In May, when the survey was conducted, 47% of respondents felt optimistic about being able to retire when they had planned. Last November, when the previous survey was conducted, 38% of respondents expressed confidence in their ability to retire on track.
Fewer than half the respondents in May (44%) said the economic environment had had a negative impact on their lives, a dip from the 50% expressing this sentiment in November.
Other indications that confidence in the economy is growing are fewer investors agreeing that “the recession of 2008 never really came to an end for people like me” (22% vs. 35% in November) and “America’s quality of life will be negatively affected by the recent financial crisis for the long term” (44% vs. 56% in November).

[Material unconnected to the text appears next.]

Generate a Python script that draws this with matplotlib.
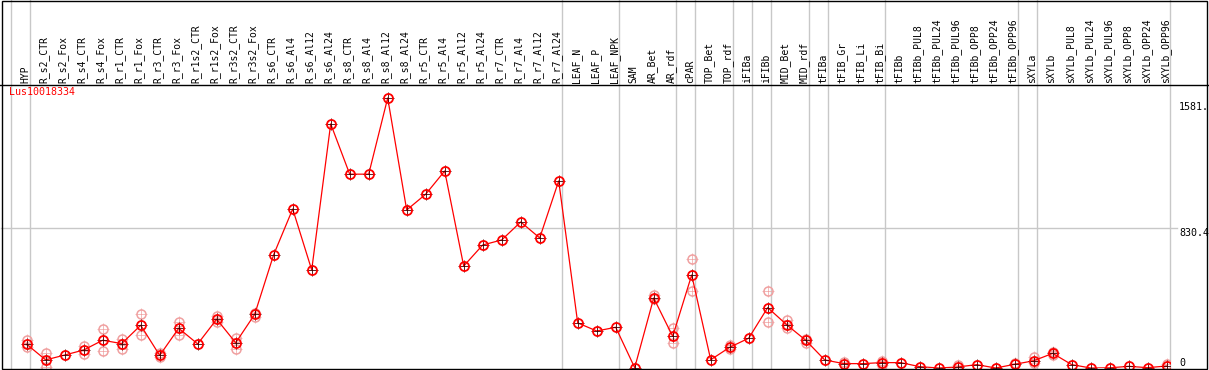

“Our findings show the consequence of investor perception of an improved economic climate translates very quickly to a shift in investment strategy anticipated in the next six months,” said John Duggan, vice president for sales and marketing at Phoenix. Fewer pre-retirees are planning to hold steady or make no changes (24% vs. 31% in November), and fewer said they would increase the rate of personal savings (26% vs. 32% in the previous survey).
Individual investors in the U.S. age 35 to 64 with $100,000 or more in household income and investable assets, excluding 401(k) or similar employer-managed plans, were surveyed. The biannual Phoenix study has been conducted since November 2009.